What you will do: Start at the line containing "Give me the Plotly source for this chart." and stop at the line containing "Serif, Times New"; copy those lines exactly, both ends included, and no others.

Listed records:

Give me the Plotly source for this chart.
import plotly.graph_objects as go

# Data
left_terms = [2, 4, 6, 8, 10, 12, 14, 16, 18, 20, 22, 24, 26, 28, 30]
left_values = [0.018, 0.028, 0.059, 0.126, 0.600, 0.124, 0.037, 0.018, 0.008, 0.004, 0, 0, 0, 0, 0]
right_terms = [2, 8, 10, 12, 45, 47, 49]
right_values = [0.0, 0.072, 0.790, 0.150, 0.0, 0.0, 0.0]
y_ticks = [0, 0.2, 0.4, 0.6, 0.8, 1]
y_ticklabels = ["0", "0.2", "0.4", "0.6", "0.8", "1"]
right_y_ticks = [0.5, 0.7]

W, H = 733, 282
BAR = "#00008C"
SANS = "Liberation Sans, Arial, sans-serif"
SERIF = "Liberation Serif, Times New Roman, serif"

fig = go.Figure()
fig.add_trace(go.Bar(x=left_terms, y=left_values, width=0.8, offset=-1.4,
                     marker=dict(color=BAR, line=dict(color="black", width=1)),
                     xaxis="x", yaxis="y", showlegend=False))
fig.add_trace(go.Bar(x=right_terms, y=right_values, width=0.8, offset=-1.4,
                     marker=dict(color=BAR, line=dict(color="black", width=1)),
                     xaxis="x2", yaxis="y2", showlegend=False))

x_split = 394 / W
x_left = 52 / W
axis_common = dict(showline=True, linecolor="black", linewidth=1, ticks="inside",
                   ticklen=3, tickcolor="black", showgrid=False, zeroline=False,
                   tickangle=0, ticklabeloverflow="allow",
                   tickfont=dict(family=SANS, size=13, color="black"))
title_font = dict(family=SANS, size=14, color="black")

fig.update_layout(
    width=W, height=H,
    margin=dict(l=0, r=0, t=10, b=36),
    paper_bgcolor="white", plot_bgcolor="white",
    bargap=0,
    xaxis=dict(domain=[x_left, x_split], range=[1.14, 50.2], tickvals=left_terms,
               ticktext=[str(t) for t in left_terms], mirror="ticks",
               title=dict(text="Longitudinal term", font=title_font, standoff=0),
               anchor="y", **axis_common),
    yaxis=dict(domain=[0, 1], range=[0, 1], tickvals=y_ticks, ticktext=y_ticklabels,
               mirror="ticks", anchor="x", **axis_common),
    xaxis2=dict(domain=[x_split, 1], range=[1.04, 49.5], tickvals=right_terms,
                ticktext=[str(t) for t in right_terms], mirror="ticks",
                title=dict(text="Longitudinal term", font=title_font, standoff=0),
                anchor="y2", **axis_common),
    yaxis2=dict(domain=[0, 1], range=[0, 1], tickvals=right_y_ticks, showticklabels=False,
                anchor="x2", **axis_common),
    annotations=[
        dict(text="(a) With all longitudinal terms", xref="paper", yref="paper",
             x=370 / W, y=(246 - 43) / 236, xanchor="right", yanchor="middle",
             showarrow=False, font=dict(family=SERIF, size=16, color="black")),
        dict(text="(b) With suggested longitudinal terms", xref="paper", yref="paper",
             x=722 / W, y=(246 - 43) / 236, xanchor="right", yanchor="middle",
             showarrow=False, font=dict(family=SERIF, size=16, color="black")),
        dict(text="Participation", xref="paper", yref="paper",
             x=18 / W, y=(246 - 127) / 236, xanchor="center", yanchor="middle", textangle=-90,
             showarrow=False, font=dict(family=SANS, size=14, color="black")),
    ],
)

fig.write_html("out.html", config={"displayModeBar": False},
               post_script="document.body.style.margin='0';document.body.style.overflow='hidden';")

--

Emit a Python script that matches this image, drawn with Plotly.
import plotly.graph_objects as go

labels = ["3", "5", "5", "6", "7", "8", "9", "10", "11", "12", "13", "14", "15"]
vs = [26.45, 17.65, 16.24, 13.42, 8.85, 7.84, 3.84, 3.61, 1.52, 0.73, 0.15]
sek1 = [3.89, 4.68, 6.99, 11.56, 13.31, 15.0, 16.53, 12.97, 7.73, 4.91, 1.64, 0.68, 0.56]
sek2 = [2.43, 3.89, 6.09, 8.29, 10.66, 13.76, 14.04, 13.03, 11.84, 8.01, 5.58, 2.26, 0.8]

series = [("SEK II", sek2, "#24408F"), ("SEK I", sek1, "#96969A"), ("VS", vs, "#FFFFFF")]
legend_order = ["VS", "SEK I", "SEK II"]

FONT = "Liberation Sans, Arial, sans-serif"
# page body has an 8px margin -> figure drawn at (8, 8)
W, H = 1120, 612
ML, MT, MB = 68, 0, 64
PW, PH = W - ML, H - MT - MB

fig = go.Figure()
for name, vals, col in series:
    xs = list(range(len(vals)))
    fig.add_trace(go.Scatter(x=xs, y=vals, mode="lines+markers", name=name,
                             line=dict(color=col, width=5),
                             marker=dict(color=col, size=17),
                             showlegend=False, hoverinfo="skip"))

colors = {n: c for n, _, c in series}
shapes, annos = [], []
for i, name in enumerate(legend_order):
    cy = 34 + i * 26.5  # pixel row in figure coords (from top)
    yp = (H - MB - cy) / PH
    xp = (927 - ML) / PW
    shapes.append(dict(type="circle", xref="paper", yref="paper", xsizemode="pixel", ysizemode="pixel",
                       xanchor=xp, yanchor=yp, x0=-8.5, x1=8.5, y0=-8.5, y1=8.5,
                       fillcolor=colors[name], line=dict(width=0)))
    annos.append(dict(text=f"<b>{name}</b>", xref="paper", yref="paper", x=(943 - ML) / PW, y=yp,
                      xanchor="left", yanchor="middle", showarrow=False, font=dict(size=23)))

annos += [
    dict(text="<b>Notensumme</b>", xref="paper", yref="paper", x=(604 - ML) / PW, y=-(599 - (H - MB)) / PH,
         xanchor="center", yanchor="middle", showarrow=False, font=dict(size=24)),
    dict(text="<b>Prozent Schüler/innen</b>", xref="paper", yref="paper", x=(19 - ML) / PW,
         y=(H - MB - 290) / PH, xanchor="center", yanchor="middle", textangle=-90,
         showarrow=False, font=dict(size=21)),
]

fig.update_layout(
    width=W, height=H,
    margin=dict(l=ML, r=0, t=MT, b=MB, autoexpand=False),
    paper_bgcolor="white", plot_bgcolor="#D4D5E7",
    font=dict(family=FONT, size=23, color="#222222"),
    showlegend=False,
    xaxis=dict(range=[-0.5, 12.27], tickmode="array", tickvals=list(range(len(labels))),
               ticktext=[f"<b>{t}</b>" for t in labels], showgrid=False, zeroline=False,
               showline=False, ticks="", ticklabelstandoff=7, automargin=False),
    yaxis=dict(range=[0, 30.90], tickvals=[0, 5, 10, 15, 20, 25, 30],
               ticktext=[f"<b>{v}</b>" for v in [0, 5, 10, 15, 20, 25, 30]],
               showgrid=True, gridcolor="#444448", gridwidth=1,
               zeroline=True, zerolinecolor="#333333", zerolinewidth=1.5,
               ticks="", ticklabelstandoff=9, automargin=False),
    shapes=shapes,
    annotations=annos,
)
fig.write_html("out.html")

Full solution:
Give me the Plotly source for this chart.
import plotly.graph_objects as go

# Data
left_terms = [2, 4, 6, 8, 10, 12, 14, 16, 18, 20, 22, 24, 26, 28, 30]
left_values = [0.018, 0.028, 0.059, 0.126, 0.600, 0.124, 0.037, 0.018, 0.008, 0.004, 0, 0, 0, 0, 0]
right_terms = [2, 8, 10, 12, 45, 47, 49]
right_values = [0.0, 0.072, 0.790, 0.150, 0.0, 0.0, 0.0]
y_ticks = [0, 0.2, 0.4, 0.6, 0.8, 1]
y_ticklabels = ["0", "0.2", "0.4", "0.6", "0.8", "1"]
right_y_ticks = [0.5, 0.7]

W, H = 733, 282
BAR = "#00008C"
SANS = "Liberation Sans, Arial, sans-serif"
SERIF = "Liberation Serif, Times New Roman, serif"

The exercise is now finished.